# [The request]
In the material below, please retype the lines from the very first through the one with "const yTicks = [0, 5, 10, 15, 20, 25, 30];", exactly and without pictures.

# [Data provided]
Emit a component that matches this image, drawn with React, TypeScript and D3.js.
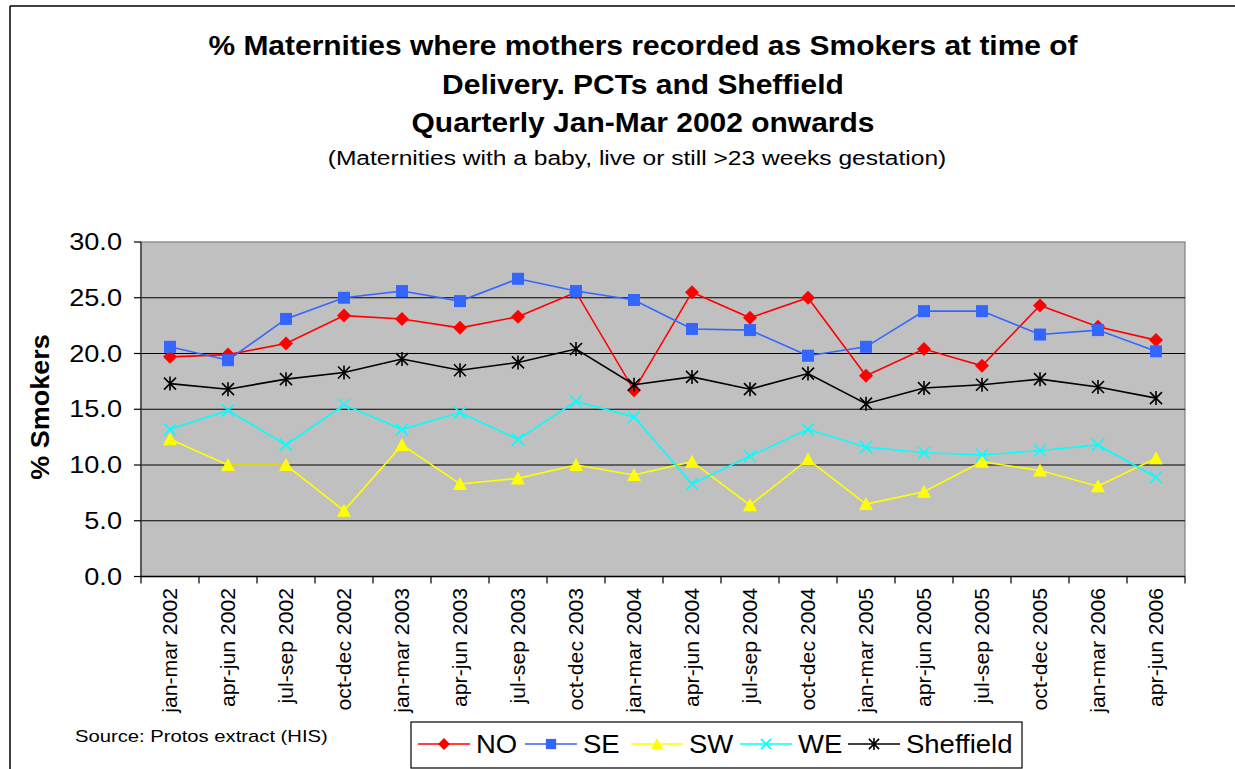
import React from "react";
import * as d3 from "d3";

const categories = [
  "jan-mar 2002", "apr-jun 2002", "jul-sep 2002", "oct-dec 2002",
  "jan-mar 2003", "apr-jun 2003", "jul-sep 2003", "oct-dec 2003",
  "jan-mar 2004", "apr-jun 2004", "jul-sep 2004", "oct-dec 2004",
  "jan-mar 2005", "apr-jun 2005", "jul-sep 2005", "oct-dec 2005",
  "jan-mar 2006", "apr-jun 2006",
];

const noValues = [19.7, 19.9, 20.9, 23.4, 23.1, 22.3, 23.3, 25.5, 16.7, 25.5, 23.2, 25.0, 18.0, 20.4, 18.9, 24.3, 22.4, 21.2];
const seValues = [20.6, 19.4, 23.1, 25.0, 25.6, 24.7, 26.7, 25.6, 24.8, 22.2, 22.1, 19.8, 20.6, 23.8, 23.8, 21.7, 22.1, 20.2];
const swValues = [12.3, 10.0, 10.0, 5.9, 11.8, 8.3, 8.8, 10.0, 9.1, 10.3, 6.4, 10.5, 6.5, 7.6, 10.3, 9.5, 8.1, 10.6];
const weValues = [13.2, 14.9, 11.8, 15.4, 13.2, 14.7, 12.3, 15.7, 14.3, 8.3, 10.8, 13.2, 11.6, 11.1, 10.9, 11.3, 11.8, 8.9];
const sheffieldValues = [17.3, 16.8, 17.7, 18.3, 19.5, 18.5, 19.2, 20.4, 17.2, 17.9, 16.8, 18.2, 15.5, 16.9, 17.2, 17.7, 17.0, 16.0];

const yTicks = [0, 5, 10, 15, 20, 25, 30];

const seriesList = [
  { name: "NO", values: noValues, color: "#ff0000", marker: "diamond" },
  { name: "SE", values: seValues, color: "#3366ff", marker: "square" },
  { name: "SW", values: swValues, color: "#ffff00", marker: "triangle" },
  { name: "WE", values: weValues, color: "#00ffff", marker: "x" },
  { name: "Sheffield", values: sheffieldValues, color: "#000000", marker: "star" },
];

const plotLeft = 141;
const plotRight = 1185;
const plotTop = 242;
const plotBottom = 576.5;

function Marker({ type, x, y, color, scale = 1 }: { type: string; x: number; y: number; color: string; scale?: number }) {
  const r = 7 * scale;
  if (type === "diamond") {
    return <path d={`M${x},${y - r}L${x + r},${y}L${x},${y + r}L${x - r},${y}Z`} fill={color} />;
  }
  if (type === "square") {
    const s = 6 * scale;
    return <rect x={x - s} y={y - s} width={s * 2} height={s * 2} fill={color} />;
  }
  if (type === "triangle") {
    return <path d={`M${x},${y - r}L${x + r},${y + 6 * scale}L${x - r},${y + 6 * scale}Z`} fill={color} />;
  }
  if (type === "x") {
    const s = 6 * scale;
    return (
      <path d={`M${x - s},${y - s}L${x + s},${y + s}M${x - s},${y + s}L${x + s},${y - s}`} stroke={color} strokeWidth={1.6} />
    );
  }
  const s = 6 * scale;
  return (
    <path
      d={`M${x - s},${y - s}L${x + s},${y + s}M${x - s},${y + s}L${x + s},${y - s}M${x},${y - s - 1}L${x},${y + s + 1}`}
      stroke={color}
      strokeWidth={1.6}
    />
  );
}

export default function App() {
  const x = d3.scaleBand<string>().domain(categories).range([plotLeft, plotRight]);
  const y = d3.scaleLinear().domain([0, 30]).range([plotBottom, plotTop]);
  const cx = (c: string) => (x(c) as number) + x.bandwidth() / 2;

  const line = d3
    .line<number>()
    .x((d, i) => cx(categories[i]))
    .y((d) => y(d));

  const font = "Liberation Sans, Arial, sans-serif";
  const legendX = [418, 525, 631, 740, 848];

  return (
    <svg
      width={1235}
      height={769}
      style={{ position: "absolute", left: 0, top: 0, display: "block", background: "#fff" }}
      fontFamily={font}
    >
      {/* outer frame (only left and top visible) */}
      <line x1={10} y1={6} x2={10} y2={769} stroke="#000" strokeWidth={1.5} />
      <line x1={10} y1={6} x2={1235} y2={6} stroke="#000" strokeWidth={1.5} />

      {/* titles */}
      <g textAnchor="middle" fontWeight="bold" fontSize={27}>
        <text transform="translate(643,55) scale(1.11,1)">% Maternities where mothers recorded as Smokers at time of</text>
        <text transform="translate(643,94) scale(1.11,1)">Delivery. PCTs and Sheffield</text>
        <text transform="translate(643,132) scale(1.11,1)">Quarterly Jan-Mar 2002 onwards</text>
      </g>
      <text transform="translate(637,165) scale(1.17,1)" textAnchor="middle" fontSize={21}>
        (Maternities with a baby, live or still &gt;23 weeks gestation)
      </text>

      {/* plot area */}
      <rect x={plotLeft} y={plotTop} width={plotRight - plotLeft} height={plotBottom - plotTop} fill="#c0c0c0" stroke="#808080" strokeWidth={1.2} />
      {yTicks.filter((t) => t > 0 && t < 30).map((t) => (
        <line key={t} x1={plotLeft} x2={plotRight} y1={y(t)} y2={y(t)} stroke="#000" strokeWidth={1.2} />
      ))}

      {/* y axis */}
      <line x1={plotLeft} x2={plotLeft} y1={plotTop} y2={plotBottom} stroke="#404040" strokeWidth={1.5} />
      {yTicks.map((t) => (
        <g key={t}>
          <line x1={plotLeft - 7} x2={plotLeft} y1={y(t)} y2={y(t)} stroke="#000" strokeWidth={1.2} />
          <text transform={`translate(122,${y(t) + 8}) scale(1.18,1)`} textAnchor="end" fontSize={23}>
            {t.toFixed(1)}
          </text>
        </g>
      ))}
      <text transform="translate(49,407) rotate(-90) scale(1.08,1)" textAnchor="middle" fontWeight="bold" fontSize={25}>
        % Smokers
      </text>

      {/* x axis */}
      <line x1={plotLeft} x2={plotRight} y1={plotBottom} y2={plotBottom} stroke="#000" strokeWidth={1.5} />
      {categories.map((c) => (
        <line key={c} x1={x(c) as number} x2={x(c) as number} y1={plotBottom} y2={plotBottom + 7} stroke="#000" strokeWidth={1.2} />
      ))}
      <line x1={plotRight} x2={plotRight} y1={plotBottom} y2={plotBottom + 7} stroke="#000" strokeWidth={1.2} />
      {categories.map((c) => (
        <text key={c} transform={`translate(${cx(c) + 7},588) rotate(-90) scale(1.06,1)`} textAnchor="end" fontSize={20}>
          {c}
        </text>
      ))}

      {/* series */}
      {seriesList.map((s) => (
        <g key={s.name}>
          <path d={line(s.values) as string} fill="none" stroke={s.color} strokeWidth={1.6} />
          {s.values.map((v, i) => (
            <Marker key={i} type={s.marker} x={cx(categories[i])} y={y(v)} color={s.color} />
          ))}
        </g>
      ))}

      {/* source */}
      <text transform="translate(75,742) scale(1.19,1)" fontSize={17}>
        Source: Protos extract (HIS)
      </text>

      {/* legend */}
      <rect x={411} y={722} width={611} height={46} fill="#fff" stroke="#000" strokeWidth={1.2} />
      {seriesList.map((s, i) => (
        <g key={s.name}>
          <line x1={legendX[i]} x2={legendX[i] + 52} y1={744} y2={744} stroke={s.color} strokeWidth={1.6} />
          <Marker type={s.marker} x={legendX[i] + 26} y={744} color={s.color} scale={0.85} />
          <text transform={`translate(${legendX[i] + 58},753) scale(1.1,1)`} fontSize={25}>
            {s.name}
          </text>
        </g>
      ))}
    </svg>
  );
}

# [Written answer]
Emit a component that matches this image, drawn with React, TypeScript and D3.js.
import React from "react";
import * as d3 from "d3";

const categories = [
  "jan-mar 2002", "apr-jun 2002", "jul-sep 2002", "oct-dec 2002",
  "jan-mar 2003", "apr-jun 2003", "jul-sep 2003", "oct-dec 2003",
  "jan-mar 2004", "apr-jun 2004", "jul-sep 2004", "oct-dec 2004",
  "jan-mar 2005", "apr-jun 2005", "jul-sep 2005", "oct-dec 2005",
  "jan-mar 2006", "apr-jun 2006",
];

const noValues = [19.7, 19.9, 20.9, 23.4, 23.1, 22.3, 23.3, 25.5, 16.7, 25.5, 23.2, 25.0, 18.0, 20.4, 18.9, 24.3, 22.4, 21.2];
const seValues = [20.6, 19.4, 23.1, 25.0, 25.6, 24.7, 26.7, 25.6, 24.8, 22.2, 22.1, 19.8, 20.6, 23.8, 23.8, 21.7, 22.1, 20.2];
const swValues = [12.3, 10.0, 10.0, 5.9, 11.8, 8.3, 8.8, 10.0, 9.1, 10.3, 6.4, 10.5, 6.5, 7.6, 10.3, 9.5, 8.1, 10.6];
const weValues = [13.2, 14.9, 11.8, 15.4, 13.2, 14.7, 12.3, 15.7, 14.3, 8.3, 10.8, 13.2, 11.6, 11.1, 10.9, 11.3, 11.8, 8.9];
const sheffieldValues = [17.3, 16.8, 17.7, 18.3, 19.5, 18.5, 19.2, 20.4, 17.2, 17.9, 16.8, 18.2, 15.5, 16.9, 17.2, 17.7, 17.0, 16.0];

const yTicks = [0, 5, 10, 15, 20, 25, 30];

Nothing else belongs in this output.